The ‘goat farmer’ who became toast of the art world

The art world is mourning two-time Archibald Prize winner William Robinson. Photo: AAP
Working as an art lecturer, William Robinson got a call telling him he had won the Archibald Prize.
Queensland-based Robinson was told he had to be in Sydney that afternoon.
“I can’t, I’ve got to feed the goats,” he reportedly replied, spawning the headline: Goat farmer wins top art prize.
Robinson won the 1987 prize with a self-mocking self-portrait on a horse.
Modest to a fault, he still rose to become one of Australia’s most distinguished contemporary artists.
Best known for his south-east Queensland landscape compositions and northern NSW seascapes, Robinson died at the age of 89 on Tuesday night.
Born in Brisbane in 1936, he developed a love of painting and music as a child and considered becoming a concert pianist.
Married at 22 and with a family to support, he instead embarked on a long career teaching art in Brisbane.
In the 1970s he moved with wife Shirley and their six children to a rural property where they raised cows, goats and chooks, before retreating to the Gold Coast hinterland.
Several of his paintings were selected for Australian Perspecta in 1983 and the Sixth Biennale of Sydney in 1986 before his Archibald success the next year with Equestrian Self Portrait.

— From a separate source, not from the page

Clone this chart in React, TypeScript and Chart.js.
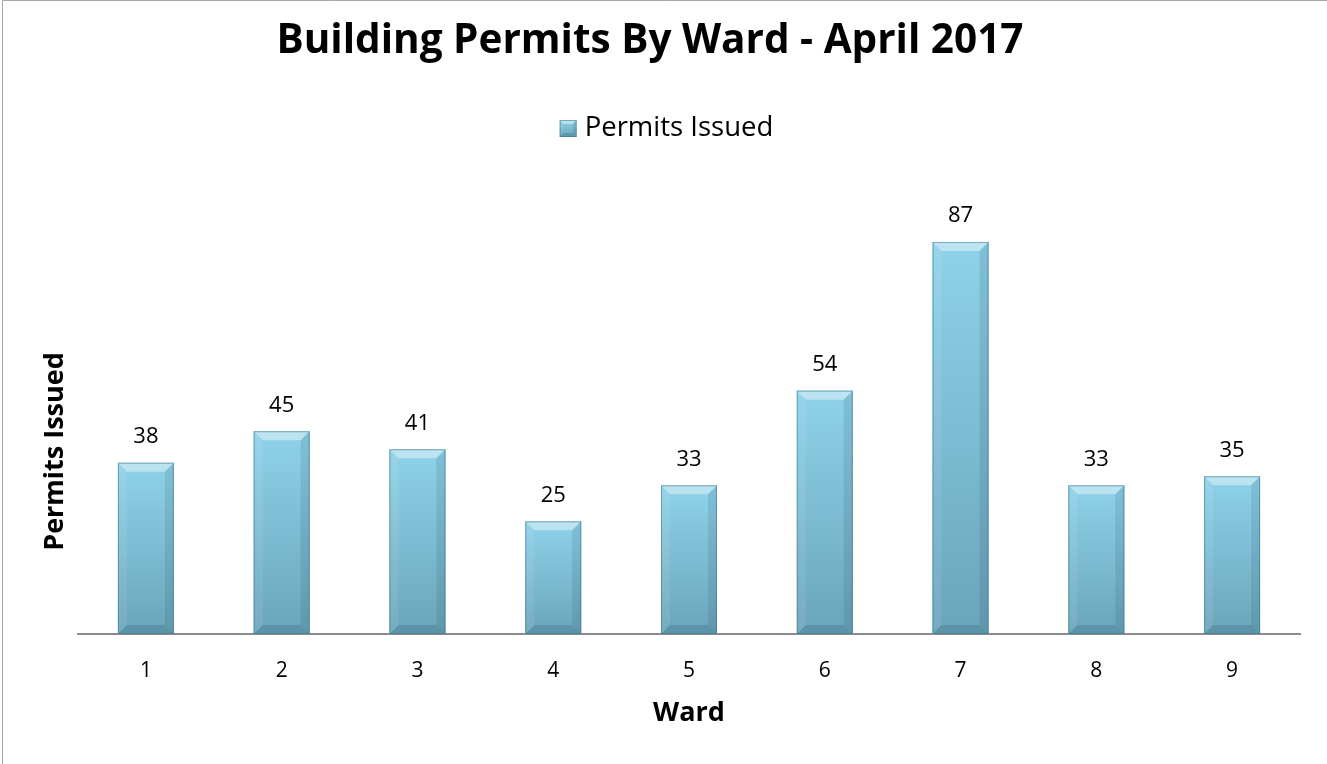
import React, { useEffect, useRef } from "react";
import { Chart, registerables } from "chart.js";

Chart.register(...registerables);

const wards = ["1", "2", "3", "4", "5", "6", "7", "8", "9"];
const permitsIssued = [38, 45, 41, 25, 33, 54, 87, 33, 35];
const seriesName = "Permits Issued";
const titleText = "Building Permits By Ward - April 2017";
const xAxisTitle = "Ward";
const yAxisTitle = "Permits Issued";
const yMin = 0;
const yMax = 100;

const FONT = "'Open Sans', 'DejaVu Sans', sans-serif";

function bevelRect(ctx: CanvasRenderingContext2D, l: number, t: number, w: number, h: number, bevel: number) {
  const r = l + w;
  const b = t + h;
  const bv = Math.min(bevel, w / 4, h / 2);
  const g = ctx.createLinearGradient(0, t, 0, b);
  g.addColorStop(0, "#8fd2e9");
  g.addColorStop(1, "#6aa5ba");
  ctx.fillStyle = g;
  ctx.fillRect(l, t, w, h);
  const poly = (pts: number[][], fill: string) => {
    ctx.beginPath();
    ctx.moveTo(pts[0][0], pts[0][1]);
    for (let k = 1; k < pts.length; k++) ctx.lineTo(pts[k][0], pts[k][1]);
    ctx.closePath();
    ctx.fillStyle = fill;
    ctx.fill();
  };
  poly([[l, t], [r, t], [r - bv, t + bv], [l + bv, t + bv]], "rgba(255,255,255,0.40)");
  poly([[l, t], [l + bv, t + bv], [l + bv, b - bv], [l, b]], "rgba(255,255,255,0.08)");
  poly([[r, t], [r, b], [r - bv, b - bv], [r - bv, t + bv]], "rgba(0,40,60,0.10)");
  poly([[l, b], [l + bv, b - bv], [r - bv, b - bv], [r, b]], "rgba(0,40,60,0.14)");
  ctx.strokeStyle = "rgba(60,110,130,0.5)";
  ctx.lineWidth = 1;
  ctx.strokeRect(l + 0.5, t + 0.5, w - 1, h - 1);
}

export default function App() {
  const ref = useRef<HTMLCanvasElement>(null);

  useEffect(() => {
    document.body.style.margin = "0";
    const canvas = ref.current!;

    const framePlugin = {
      id: "frame",
      beforeDraw(chart: any) {
        const { ctx, width, height } = chart;
        ctx.save();
        ctx.fillStyle = "#ffffff";
        ctx.fillRect(0, 0, width, height);
        ctx.strokeStyle = "#a6a6a6";
        ctx.lineWidth = 1;
        ctx.beginPath();
        ctx.moveTo(2.5, height);
        ctx.lineTo(2.5, 0.5);
        ctx.lineTo(width, 0.5);
        ctx.stroke();
        ctx.restore();
      },
    };

    const bevelPlugin = {
      id: "bevel",
      afterDatasetsDraw(chart: any) {
        const ctx = chart.ctx;
        const meta = chart.getDatasetMeta(0);
        meta.data.forEach((bar: any, i: number) => {
          const { x, y, base, width } = bar.getProps(["x", "y", "base", "width"], true);
          const t = Math.min(y, base);
          const b = Math.max(y, base);
          ctx.save();
          bevelRect(ctx, x - width / 2, t, width, b - t, 9);
          ctx.fillStyle = "#000000";
          ctx.font = `22px ${FONT}`;
          ctx.textAlign = "center";
          ctx.textBaseline = "alphabetic";
          ctx.fillText(String(permitsIssued[i]), x, t - 19.5);
          ctx.restore();
        });
      },
    };

    const legendPlugin = {
      id: "customLegend",
      afterDraw(chart: any) {
        const ctx = chart.ctx;
        ctx.save();
        ctx.font = `27.5px ${FONT}`;
        const tw = ctx.measureText(seriesName).width;
        const box = 17;
        const gap = 8;
        const total = box + gap + tw;
        const left = chart.width / 2 + 3 - total / 2;
        bevelRect(ctx, left, 120, box, box, 4);
        ctx.fillStyle = "#000000";
        ctx.textAlign = "left";
        ctx.textBaseline = "alphabetic";
        ctx.fillText(seriesName, left + box + gap, 136);
        ctx.restore();
      },
    };

    const yTitlePlugin = {
      id: "yTitle",
      afterDraw(chart: any) {
        const ctx = chart.ctx;
        ctx.save();
        ctx.translate(63, 451.5);
        ctx.rotate(-Math.PI / 2);
        ctx.fillStyle = "#000000";
        ctx.font = `bold 27px ${FONT}`;
        ctx.textAlign = "center";
        ctx.textBaseline = "alphabetic";
        ctx.fillText(yAxisTitle, 0, 0);
        ctx.restore();
      },
    };

    const chart = new Chart(canvas, {
      type: "bar",
      data: {
        labels: wards,
        datasets: [
          {
            label: seriesName,
            data: permitsIssued,
            backgroundColor: "#7fc1d8",
            borderWidth: 0,
            barPercentage: 0.412,
            categoryPercentage: 1,
          },
        ],
      },
      options: {
        responsive: false,
        animation: false,
        layout: { padding: { left: 0, right: 27, top: 0, bottom: 0 } },
        plugins: {
          title: {
            display: true,
            text: titleText,
            color: "#000000",
            font: { family: FONT, size: 40.5, weight: "bold", lineHeight: 1.2 },
            padding: { top: 17, bottom: 117.8 },
          },
          legend: { display: false },
          tooltip: { enabled: false },
        },
        scales: {
          x: {
            grid: { display: false, drawTicks: false },
            border: { display: true, color: "#8c8c8c", width: 2 },
            ticks: { color: "#000000", font: { family: FONT, size: 21 }, padding: 24 },
            title: {
              display: true,
              text: xAxisTitle,
              color: "#000000",
              font: { family: FONT, size: 27, weight: "bold" },
              padding: { top: 0, bottom: 34 },
            },
            afterFit(s: any) {
              s.height = 130;
            },
          },
          y: {
            min: yMin,
            max: yMax,
            grid: { display: false, drawTicks: false },
            border: { display: false },
            ticks: { display: false },
            title: { display: false },
            afterFit(s: any) {
              s.width = 78;
            },
          },
        },
      },
      plugins: [framePlugin, bevelPlugin, legendPlugin, yTitlePlugin],
    } as any);

    return () => chart.destroy();
  }, []);

  return (
    <div style={{ width: 1327, height: 764 }}>
      <canvas ref={ref} width={1327} height={764} style={{ display: "block" }} />
    </div>
  );
}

By 1989, Robinson had retired from teaching and become a full-time artist.
He landed a second Archibald for Self-portrait With Stunned Mullet in 1995 and the prestigious Wynne Prize for landscape painting in 1990 and 1996.
The renowned painter of landscapes and whimsical self-portraits was on Wednesday remembered as a modest man of faith, family and the Australian wilderness.
“When you’re an artist, you’re a bit of a loner – you have a sort of isolated take on things,” Robinson once said of his career.
“So it is not so much direct humour, it is rather a commentary on life and people.”

William Robinson’s Equestrian Self Portrait was part of an interactive online exhibition of his work in 2020.
Robinson was awarded honorary doctorates by three Queensland universities and in 2007 was appointed an Officer of the Order of Australia for outstanding achievement and service to the arts.
The William Robinson Gallery opened at Old Government House in Brisbane in 2009 at Queensland University of Technology’s Gardens Point campus.
“It has been one of the highlights of my time … to work with Bill, his late wife Shirley and their family in realising the vision of the gallery,” QUT vice-chancellor Margaret Sheil said.
The Australian art world has lost a giant in the passing of Robinson, said Australian Galleries director Stuart Purves, who described him as “a man of outstanding care and human insight”.
Robinson’s work is represented in major galleries across the nation and afar, including New York’s Metropolitan Museum of Art.